The Economist likewise shows the longer hours by those who were working from home during 2020:

Mere-exposure Effect or Familiarity Principle

In addition to seeing someone receive accolades for their long hours (often disguised as work ethic), they just see the person more, as do their uppers. You see someone over and over in a professional context, your encounters are never negative, and others’ perceptions of that person are generally positive, you suddenly start to believe that’s a good person.

It’s called mere-exposure effect or the familiarity principle. Wikipedia defines it as:

“… a psychological phenomenon by which people tend to develop a preference for things merely because they are familiar with them. In social psychology, this effect is sometimes called the familiarity principle… In studies of interpersonal attraction, the more often someone sees a person, the more pleasing and likable they find that person.”

Part of it is the desire to quantify work. That’s easier to do on a production line. If you’re building out something tangible, you are more likely to be able to ascribe a number of hours of work involved from start to finish.

But that’s not where much of the developed world is headed. They are heading toward service, consultation, ideation, strategizing, and none of that is quantifiable in the same way as building a design, a website, a house, or a part.

The Solution

When you buy a lamp at the store, no one breaks down the labor hours, the freight costs, the utility and rent bills for the factory, the packaging costs, that all went into getting that lamp onto a shelf for you to buy.
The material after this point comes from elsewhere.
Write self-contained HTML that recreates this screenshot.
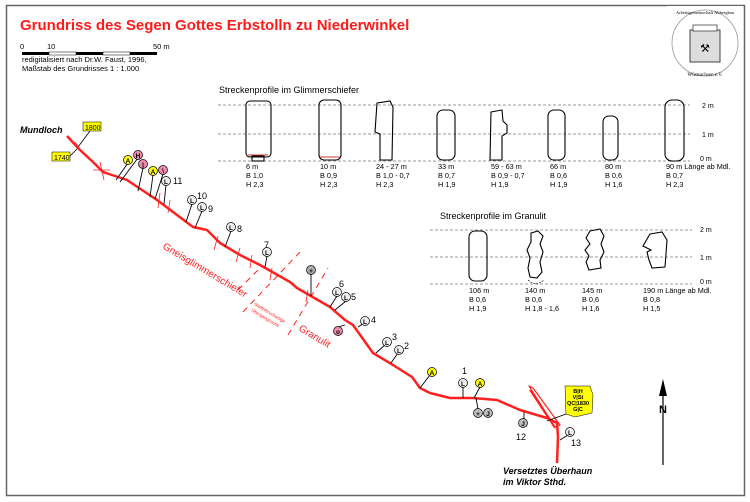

Instead, you get one price for that lamp, which you assume adequately covers the costs entailed in bringing that product to market.

That is how society is to overcome these mental blocks in opening up to remote work. Price out the final product, and restructure how you measure success in your workers. There has to be something better than looking at the time stamp of how late an email was sent, or what time someone shows up to their desk.

Presenteeism favors those who are willing to drive in each day. Which means the company only gets to draw from the local commutable talent pool. Who wins in this situation? A mediocre employee? This artifact of corporate culture needs to end. It’s not only useless to employers, it’s unsustainable for employees.

Focusing on overall production, meeting deadlines, and drawing in the best talent you can find in the world is how your business grows and remains competitive. Take your annual rent and get some awesome talent and tech. Reinvest into your business in ways that will truly pay off in the fast approaching future.